> **DATA SHOWN**:
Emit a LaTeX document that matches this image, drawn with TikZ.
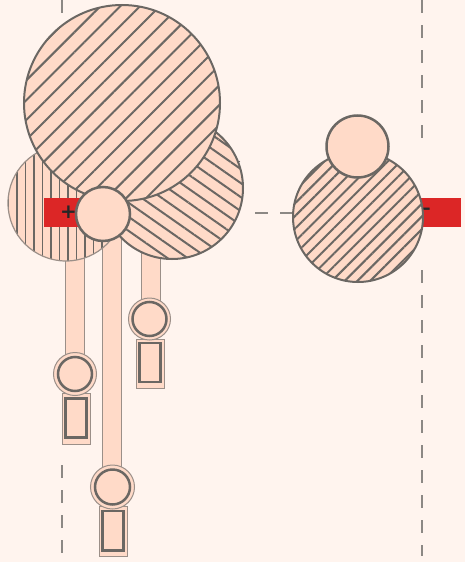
\documentclass[tikz,border=0pt]{standalone}
\usepackage{fontspec}
\newfontfamily\signfont{DejaVu Sans}
\usetikzlibrary{patterns.meta}
\definecolor{bg}{HTML}{FFF4EE}
\definecolor{peach}{HTML}{FFDAC8}
\definecolor{ink}{HTML}{6B6763}
\definecolor{thinc}{HTML}{9B8F88}
\definecolor{redc}{HTML}{DC2626}
\definecolor{dashc}{HTML}{8C8884}
\newcommand{\bigsign}[1]{{\signfont\bfseries\fontsize{20pt}{22pt}\selectfont #1}}
\begin{document}
\begin{tikzpicture}[x=1pt,y=-1pt,
  dashline/.style={draw=dashc,line width=1.2pt,dash pattern=on 13pt off 12pt},
  hatchne/.style={draw=ink,line width=2pt,preaction={fill=peach},pattern={Lines[angle=45,distance=14pt,line width=2pt]},pattern color=ink},
  hatchse/.style={draw=ink,line width=2pt,preaction={fill=peach},pattern={Lines[angle=-35,distance=11.5pt,line width=2pt]},pattern color=ink},
  hatchsm/.style={draw=ink,line width=2pt,preaction={fill=peach},pattern={Lines[angle=45,distance=9pt,line width=2pt]},pattern color=ink},
  hatchv/.style={draw=thinc,line width=1.2pt,preaction={fill=peach},pattern={Lines[angle=90,distance=8.5pt,line width=1.1pt]},pattern color=ink},
  shaft/.style={draw=thinc,line width=1pt,fill=peach},
  ring/.style={draw=ink,line width=2.5pt,fill=peach},
  plain/.style={draw=ink,line width=2.5pt,fill=peach},
  pole/.style={fill=redc},
  signtext/.style={text=black!85,inner sep=0pt}]
\useasboundingbox (0,0) rectangle (465,562);
\fill[bg] (0,0) rectangle (465,562);
% centre lines
\draw[dashline] (62,0) -- (62,150);
\draw[dashline] (62,465) -- (62,554);
\draw[dashline] (422,0) -- (422,140);
\draw[dashline] (422,270) -- (422,556);
\draw[dashline] (255,213) -- (293,213);
\fill[ink] (239.5,161.5) circle (0.7);
% shafts and sensors
\path[shaft] (65,250) rectangle (84,356);
\path[shaft] (62,393) rectangle (90,444);
\path[shaft] (75,374) circle (21.5);
\path[ring] (75,374) circle (17);
\path[plain] (65.5,398.5) rectangle (86.5,437.5);
\path[shaft] (102,235) rectangle (121,468);
\path[shaft] (99,506) rectangle (127,556);
\path[shaft] (112.5,487) circle (22);
\path[ring] (112.5,487) circle (17.5);
\path[plain] (102.5,511) rectangle (123.5,550.5);
\path[shaft] (141,250) rectangle (160,300);
\path[shaft] (136,339) rectangle (164,388);
\path[shaft] (149.5,319) circle (21);
\path[ring] (149.5,319) circle (17);
\path[plain] (139.5,343) rectangle (160.5,382);
% left assembly
\path[hatchv] (66,203) circle (58);
\path[hatchse] (172,188) circle (71);
\path[hatchne] (122,103) circle (98);
\path[pole] (44,198) rectangle (85,227);
\node[signtext] (plus) at (68.5,212) {\bigsign{+}};
\path[plain] (103,214) circle (27);
% right assembly
\path[pole] (415,198) rectangle (461,227);
\node[signtext] (minus) at (423.5,212) {\bigsign{−}};
\path[hatchsm] (358,217) circle (65);
\path[plain] (357.5,146.5) circle (31);
\end{tikzpicture}
\end{document}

> **TASK OBJECTIVE**: Without the pictures, transcribe the listing above exactly.

> **COMPLETED EXERCISE**:
Emit a LaTeX document that matches this image, drawn with TikZ.
\documentclass[tikz,border=0pt]{standalone}
\usepackage{fontspec}
\newfontfamily\signfont{DejaVu Sans}
\usetikzlibrary{patterns.meta}
\definecolor{bg}{HTML}{FFF4EE}
\definecolor{peach}{HTML}{FFDAC8}
\definecolor{ink}{HTML}{6B6763}
\definecolor{thinc}{HTML}{9B8F88}
\definecolor{redc}{HTML}{DC2626}
\definecolor{dashc}{HTML}{8C8884}
\newcommand{\bigsign}[1]{{\signfont\bfseries\fontsize{20pt}{22pt}\selectfont #1}}
\begin{document}
\begin{tikzpicture}[x=1pt,y=-1pt,
  dashline/.style={draw=dashc,line width=1.2pt,dash pattern=on 13pt off 12pt},
  hatchne/.style={draw=ink,line width=2pt,preaction={fill=peach},pattern={Lines[angle=45,distance=14pt,line width=2pt]},pattern color=ink},
  hatchse/.style={draw=ink,line width=2pt,preaction={fill=peach},pattern={Lines[angle=-35,distance=11.5pt,line width=2pt]},pattern color=ink},
  hatchsm/.style={draw=ink,line width=2pt,preaction={fill=peach},pattern={Lines[angle=45,distance=9pt,line width=2pt]},pattern color=ink},
  hatchv/.style={draw=thinc,line width=1.2pt,preaction={fill=peach},pattern={Lines[angle=90,distance=8.5pt,line width=1.1pt]},pattern color=ink},
  shaft/.style={draw=thinc,line width=1pt,fill=peach},
  ring/.style={draw=ink,line width=2.5pt,fill=peach},
  plain/.style={draw=ink,line width=2.5pt,fill=peach},
  pole/.style={fill=redc},
  signtext/.style={text=black!85,inner sep=0pt}]
\useasboundingbox (0,0) rectangle (465,562);
\fill[bg] (0,0) rectangle (465,562);
% centre lines
\draw[dashline] (62,0) -- (62,150);
\draw[dashline] (62,465) -- (62,554);
\draw[dashline] (422,0) -- (422,140);
\draw[dashline] (422,270) -- (422,556);
\draw[dashline] (255,213) -- (293,213);
\fill[ink] (239.5,161.5) circle (0.7);
% shafts and sensors
\path[shaft] (65,250) rectangle (84,356);
\path[shaft] (62,393) rectangle (90,444);
\path[shaft] (75,374) circle (21.5);
\path[ring] (75,374) circle (17);
\path[plain] (65.5,398.5) rectangle (86.5,437.5);
\path[shaft] (102,235) rectangle (121,468);
\path[shaft] (99,506) rectangle (127,556);
\path[shaft] (112.5,487) circle (22);
\path[ring] (112.5,487) circle (17.5);
\path[plain] (102.5,511) rectangle (123.5,550.5);
\path[shaft] (141,250) rectangle (160,300);
\path[shaft] (136,339) rectangle (164,388);
\path[shaft] (149.5,319) circle (21);
\path[ring] (149.5,319) circle (17);
\path[plain] (139.5,343) rectangle (160.5,382);
% left assembly
\path[hatchv] (66,203) circle (58);
\path[hatchse] (172,188) circle (71);
\path[hatchne] (122,103) circle (98);
\path[pole] (44,198) rectangle (85,227);
\node[signtext] (plus) at (68.5,212) {\bigsign{+}};
\path[plain] (103,214) circle (27);
% right assembly
\path[pole] (415,198) rectangle (461,227);
\node[signtext] (minus) at (423.5,212) {\bigsign{−}};
\path[hatchsm] (358,217) circle (65);
\path[plain] (357.5,146.5) circle (31);
\end{tikzpicture}
\end{document}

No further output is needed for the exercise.